STANDARD: Catherine Deneuve, die zu Ihrem Buch das Vorwort geschrieben hat, sucht sich ihre Parfums ihren aktuellen Rollen entsprechend aus. Was kann ein Parfum über den Charakter ausdrücken?

Frédéric Malle: Das Parfum ist das einzig unsichtbare Accessoire femininer Verführungskunst. Man sucht sich einen Duft danach aus, wie man verführen möchte. Für mich sind Gerüche eine schweigende Sprache, die niemand versteht, aber jeder spricht.

STANDARD: Wie meinen Sie das?

Malle: Langweilige Parfums werden von langweiligen Menschen gekauft. Schauen Sie sich diese ganzen Blockbuster-Düfte an, die riechen alle ziemlich gleich. Der einzige Unterschied liegt im Namen des Sport- oder Hollywoodstars, den sie tragen. Da heißt es dann: ahh! Du riechst nach Beyoncé oder nach Prada. Das Parfum ist heute eine Marke, eine Idee, eine Veranstaltung. Meine Parfums sind das exakte Gegenteil. Es gibt keine berühmten Namen, keine Stars. Mir geht es einzig um den Duft. Und wenn ich einen dieser Stars treffe und er nach meinem Parfum riecht, bestätigt mich das.

STANDARD: Sollte man mehrere Parfums verwenden, und wenn ja, wie viele?

Malle: Keinesfalls mehrere, nur ein einziges! Und zwar ein Gutes, das sich dem Wesen der Person anpasst.

STANDARD: Aber wechseln wird man ja wohl dürfen. Wie oft denn?

Malle: Wechseln sollte man nie! Nun ja, vielleicht ein- bis zweimal im Leben - höchstens!

STANDARD: Läuft man da nicht Gefahr, unmodern zu riechen?

Malle: Nein. Ein gutes Parfum ist zeitlos. Denken Sie an Shalimar von Guerlain, es ist von 1924, Chanel Nr. 5 ent-stand 1921 und Après l'Ondée, mein Lieblingsduft und ebenfalls von Guerlain, sogar schon 1913. Zeitlose Parfums werden immer modern sein.

STANDARD: Ich selbst liebe L'Heure Bleue von Guerlain.
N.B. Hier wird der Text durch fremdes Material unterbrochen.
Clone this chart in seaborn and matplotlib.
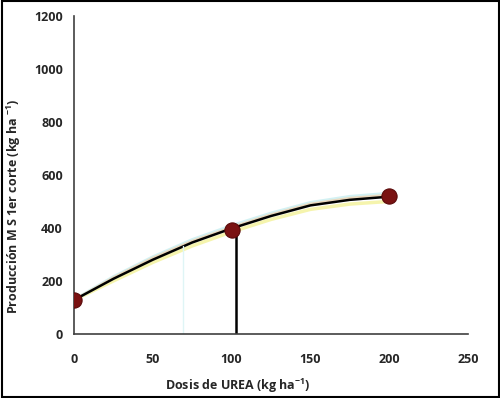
import matplotlib
matplotlib.use("Agg")
import matplotlib.pyplot as plt
import seaborn as sns
import pandas as pd

# Observed points
dose_pts = [0, 100, 200]
yield_pts = [128, 392, 520]

# Fitted curve
curve_x = [0, 25, 50, 75, 100, 125, 150, 175, 200]
curve_y = [128, 208, 280, 345, 398, 445, 485, 506, 518]
# faint overlapping curves
upper_y = [128, 215, 290, 355, 408, 455, 495, 518, 530]
lower_y = [128, 200, 270, 332, 385, 432, 470, 490, 500]
mid_y = [128, 212, 286, 350, 402, 450, 490, 512, 524]

# Reference lines
opt_dose = 103
opt_yield = 398
alt_dose = 69
alt_yield = 330

sns.set_theme(style="white")
plt.rcParams['font.family'] = ['Open Sans', 'DejaVu Sans']
plt.rcParams['mathtext.fontset'] = 'custom'
plt.rcParams['mathtext.rm'] = 'Open Sans'
plt.rcParams['mathtext.bf'] = 'Open Sans:bold'

fig = plt.figure(figsize=(5, 3.98), dpi=100)
ax = fig.add_axes([0.148, 0.161, 0.788, 0.799])

df_c = pd.DataFrame({"x": curve_x, "y": curve_y})
sns.lineplot(x=curve_x, y=lower_y, ax=ax, color="#f2f08a", lw=2.5, alpha=0.7)
sns.lineplot(x=curve_x, y=upper_y, ax=ax, color="#c8eef0", lw=2.5, alpha=0.8)
sns.lineplot(x=curve_x, y=mid_y, ax=ax, color="#f3cfa8", lw=2, alpha=0.7)
sns.lineplot(data=df_c, x="x", y="y", ax=ax, color="black", lw=1.8)

ax.plot([alt_dose, alt_dose], [0, alt_yield], color="#dff5f6", lw=1)
ax.plot([opt_dose, opt_dose], [0, opt_yield], color="black", lw=1.8)

sns.scatterplot(x=dose_pts, y=yield_pts, ax=ax, color="#7a1212", s=120,
                edgecolor="#5a0a0a", linewidth=0.8, zorder=5)

ax.set_xlim(0, 250)
ax.set_ylim(0, 1200)
ax.set_xticks([0, 50, 100, 150, 200, 250])
ax.set_yticks(range(0, 1201, 200))
ax.tick_params(axis="both", direction="out", length=4, width=1, color="#404040",
               labelsize=9, pad=10)
ax.tick_params(axis="y", pad=4)
for lab in ax.get_xticklabels() + ax.get_yticklabels():
    lab.set_fontweight("bold")
for s in ["top", "right"]:
    ax.spines[s].set_visible(False)
for s in ["left", "bottom"]:
    ax.spines[s].set_color("#404040")
    ax.spines[s].set_linewidth(1.2)
ax.set_xlabel("Dosis de UREA (kg ha$^{\\mathbf{-1}}$)", fontsize=9, fontweight="bold")
ax.set_ylabel("Producción M S 1er corte (kg ha $^{\\mathbf{-1}}$)", fontsize=9, fontweight="bold")
ax.xaxis.set_label_coords(0.415, -0.135)
ax.yaxis.set_label_coords(-0.13, 0.40)

fig.patches.append(plt.Rectangle((0.003, 0.003), 0.994, 0.994, transform=fig.transFigure,
                                 fill=False, edgecolor="black", lw=1.5))
fig.savefig("out.png", dpi=100)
Für viele ein schwerer, altmodischer Geruch.

Malle: Es war auch Catherines Deneuves Lieblingsparfum, bevor sie ihm meinetwegen untreu wurde. L'Heure Bleue wurde 1912 kreiert und ist eine Kopie von L'Origan, das wiederum um 1905 kreiert wurde.

STANDARD: Ist ein Parfum also immer eine Kopie von einer Kopie?

Malle: Gute Parfümeure beziehen sich immer auf bedeutende Düfte, so wie sich Künstler immer wieder auf die Kunstgeschichte beziehen. Wenn man einen Duft kreiert, der modern ist und modern bleiben soll, beugt man sich nicht den Gewohnheiten des Zeitgeistes.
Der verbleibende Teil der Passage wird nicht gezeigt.